## Given information:

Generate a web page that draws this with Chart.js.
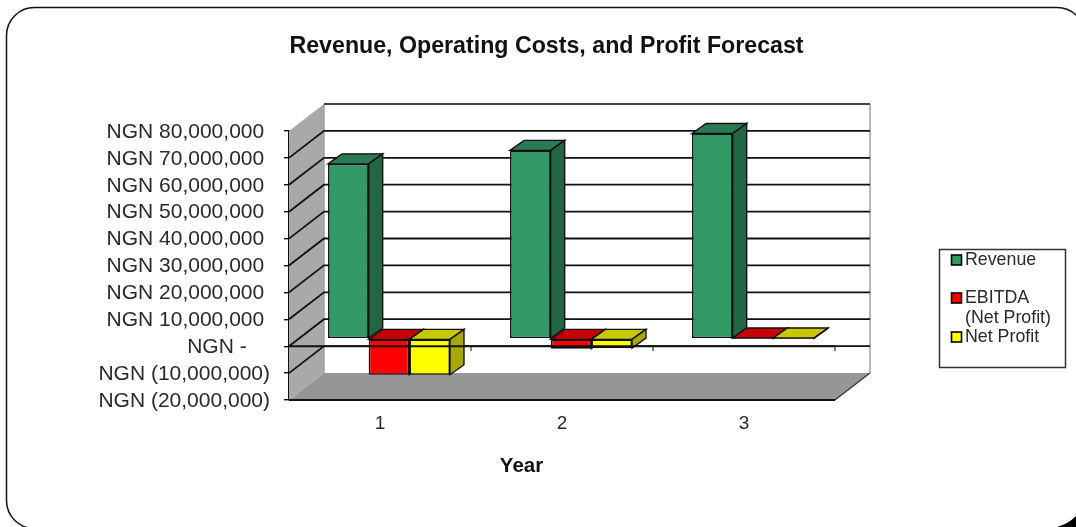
<!DOCTYPE html>
<html>
<head>
<meta charset="utf-8">
<style>
  html, body { margin: 0; padding: 0; background: #fff; overflow: hidden; }
  #chart { display: block; }
</style>
<script src="https://cdn.jsdelivr.net/npm/chart.js@4"></script>
</head>
<body>
<canvas id="chart" width="1076" height="527"></canvas>
<script>
const chartTitle = "Revenue, Operating Costs, and Profit Forecast";
const xAxisTitle = "Year";
const years = ["1", "2", "3"];
const revenue = [65000000, 70000000, 76300000];
const ebitda = [-13400000, -3700000, 100000];
const netProfit = [-13400000, -3500000, 100000];
const seriesLabels = ["Revenue", "EBITDA (Net Profit)", "Net Profit"];
const seriesColors = ["#339966", "#ff0000", "#ffff00"];
const topColors = ["#2a7a55", "#c80000", "#c8c800"];
const sideColors = ["#216645", "#a00000", "#a8a800"];

const FONT = "'Liberation Sans', Arial, sans-serif";
const INK = "#2a2a2a";
const LINE = "#111111";

// wall depth of the fake 3D box, and how far the bars sit inside it
const wallX = 35, wallY = 27;
const barShiftX = 9, barShiftY = 7.5;
const barDepthX = 14, barDepthY = 10;

function moneyLabel(value) {
    if (value === 0) return "NGN -    ";
    const text = Math.abs(value).toLocaleString("en-US");
    return value < 0 ? "NGN (" + text + ")" : "NGN " + text + " ";
}

function poly(ctx, points, fill, stroke, width) {
    ctx.beginPath();
    ctx.moveTo(points[0][0], points[0][1]);
    for (let i = 1; i < points.length; i++) ctx.lineTo(points[i][0], points[i][1]);
    ctx.closePath();
    if (fill) {
        ctx.fillStyle = fill;
        ctx.fill();
    }
    if (stroke) {
        ctx.strokeStyle = stroke;
        ctx.lineWidth = width;
        ctx.stroke();
    }
}

const box3d = {
    id: "box3d",
    beforeDatasetsDraw(chart) {
        const ctx = chart.ctx;
        const area = chart.chartArea;
        const y = chart.scales.y;
        const l = area.left, r = area.right, t = area.top, b = area.bottom;

        ctx.save();
        // left wall, floor, back wall
        poly(ctx, [[l, t], [l + wallX, t - wallY], [l + wallX, b - wallY], [l, b]], "#a9a9a9");
        poly(ctx, [[l, b], [l + wallX, b - wallY], [r + wallX, b - wallY], [r, b]], "#969696");
        ctx.strokeStyle = "#a0a0a0";
        ctx.lineWidth = 1.5;
        ctx.beginPath();
        ctx.moveTo(l + wallX, b - wallY);
        ctx.lineTo(l + wallX, t - wallY);
        ctx.moveTo(r + wallX, t - wallY);
        ctx.lineTo(r + wallX, b - wallY);
        ctx.stroke();

        // gridlines run along the left wall then across the back wall
        ctx.strokeStyle = LINE;
        ctx.lineWidth = 1.8;
        for (const tick of y.ticks) {
            const py = y.getPixelForValue(tick.value);
            if (tick.value === y.min || tick.value === y.max) continue;
            ctx.beginPath();
            ctx.moveTo(l, py);
            ctx.lineTo(l + wallX, py - wallY);
            ctx.lineTo(r + wallX, py - wallY);
            ctx.stroke();
        }

        // top of the back wall and floor edges
        ctx.strokeStyle = "#444444";
        ctx.beginPath();
        ctx.moveTo(l + wallX, t - wallY);
        ctx.lineTo(r + wallX, t - wallY);
        ctx.stroke();
        ctx.strokeStyle = LINE;
        ctx.beginPath();
        ctx.moveTo(l, b);
        ctx.lineTo(r, b);
        ctx.stroke();
        ctx.strokeStyle = "#333333";
        ctx.lineWidth = 1.2;
        ctx.beginPath();
        ctx.moveTo(r, b);
        ctx.lineTo(r + wallX, b - wallY);
        ctx.stroke();
        ctx.restore();
    },
    // bars get drawn below with their faces, skip the default pass
    beforeDatasetDraw() {
        return false;
    },
    afterDatasetsDraw(chart) {
        const ctx = chart.ctx;
        const area = chart.chartArea;
        const zero = chart.scales.y.getPixelForValue(0);
        const x = chart.scales.x;

        ctx.save();
        ctx.translate(barShiftX, -barShiftY);
        chart.data.datasets.forEach(function(dataset, i) {
            for (const bar of chart.getDatasetMeta(i).data) {
                const left = bar.x - bar.width / 2;
                const right = bar.x + bar.width / 2;
                const top = Math.min(bar.y, bar.base);
                const bottom = Math.max(bar.y, bar.base);
                poly(ctx, [[left, top], [left + barDepthX, top - barDepthY], [right + barDepthX, top - barDepthY], [right, top]], topColors[i], LINE, 1.4);
                poly(ctx, [[right, top], [right + barDepthX, top - barDepthY], [right + barDepthX, bottom - barDepthY], [right, bottom]], sideColors[i], LINE, 1.4);
                bar.draw(ctx);
            }
        });
        ctx.restore();

        // zero axis sits on top of the bars
        ctx.save();
        ctx.strokeStyle = LINE;
        ctx.lineWidth = 2;
        ctx.beginPath();
        ctx.moveTo(area.left, zero);
        ctx.lineTo(area.right, zero);
        ctx.stroke();
        ctx.lineWidth = 1;
        for (let i = 1; i <= years.length; i++) {
            const tx = area.left + (x.width / years.length) * i;
            ctx.beginPath();
            ctx.moveTo(tx, zero);
            ctx.lineTo(tx, zero + 5);
            ctx.stroke();
        }
        ctx.restore();
    },
    afterDraw(chart) {
        const ctx = chart.ctx;
        ctx.save();

        // title and Year label
        ctx.fillStyle = "#111111";
        ctx.textAlign = "center";
        ctx.textBaseline = "middle";
        ctx.font = "bold 23.2px " + FONT;
        ctx.fillText(chartTitle, 546.5, 46.5);
        ctx.font = "bold 20.5px " + FONT;
        ctx.fillText(xAxisTitle, 521.5, 466);

        // legend
        ctx.fillStyle = "#ffffff";
        ctx.strokeStyle = "#333333";
        ctx.lineWidth = 1.5;
        ctx.fillRect(939.5, 249.5, 126, 118);
        ctx.strokeRect(939.5, 249.5, 126, 118);
        ctx.font = "17.8px " + FONT;
        ctx.textAlign = "left";
        const rows = [260, 298, 337];
        seriesLabels.forEach(function(label, i) {
            ctx.fillStyle = seriesColors[i];
            ctx.fillRect(951.5, rows[i] - 5, 10, 10);
            ctx.strokeStyle = "#000000";
            ctx.lineWidth = 1.6;
            ctx.strokeRect(951.5, rows[i] - 5, 10, 10);
            ctx.fillStyle = INK;
            const split = label.indexOf(" (");
            if (split > 0) {
                ctx.fillText(label.slice(0, split), 965, rows[i]);
                ctx.fillText(label.slice(split + 1), 965, rows[i] + 20);
            } else {
                ctx.fillText(label, 965, rows[i]);
            }
        });

        // rounded frame of the slide, it runs off the right edge
        ctx.strokeStyle = "#111111";
        ctx.lineWidth = 1.5;
        ctx.beginPath();
        ctx.roundRect(6.5, 7.5, 1078.5, 521, 28);
        ctx.stroke();
        // dark corner showing at bottom right
        ctx.fillStyle = "#000000";
        ctx.beginPath();
        ctx.moveTo(1057, 527);
        ctx.quadraticCurveTo(1068, 524, 1076, 516);
        ctx.lineTo(1076, 527);
        ctx.closePath();
        ctx.fill();
        ctx.restore();
    }
};

new Chart(document.getElementById("chart"), {
    type: "bar",
    data: {
        labels: years,
        datasets: [
            { label: seriesLabels[0], data: revenue, backgroundColor: seriesColors[0] },
            { label: seriesLabels[1], data: ebitda, backgroundColor: seriesColors[1] },
            { label: seriesLabels[2], data: netProfit, backgroundColor: seriesColors[2] }
        ]
    },
    plugins: [box3d],
    options: {
        responsive: false,
        animation: false,
        categoryPercentage: 0.67,
        barPercentage: 1,
        datasets: {
            bar: {
                borderColor: LINE,
                borderWidth: 1.6,
                borderSkipped: false
            }
        },
        layout: { padding: { top: 131, left: 0, right: 241, bottom: 0 } },
        plugins: {
            legend: { display: false },
            tooltip: { enabled: false },
            title: { display: false }
        },
        scales: {
            x: {
                grid: { display: false },
                border: { display: false },
                ticks: { color: INK, font: { family: FONT, size: 19 }, padding: 4 },
                afterFit(scale) { scale.height = 127; }
            },
            y: {
                min: -20000000,
                max: 80000000,
                border: { color: LINE, width: 1.8 },
                grid: { drawOnChartArea: false, tickLength: 5, color: LINE, lineWidth: 1.4 },
                ticks: {
                    stepSize: 10000000,
                    autoSkip: false,
                    color: INK,
                    padding: 14,
                    labelOffset: 1,
                    font: { family: FONT, size: 21 },
                    callback: moneyLabel
                },
                afterFit(scale) { scale.width = 289; }
            }
        }
    }
});
</script>
</body>
</html>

## Task goal:
Gather every line from the listing above in which "with" appears, and copy those lines.

## Solution to this task:
Generate a web page that draws this with Chart.js.
    // bars get drawn below with their faces, skip the default pass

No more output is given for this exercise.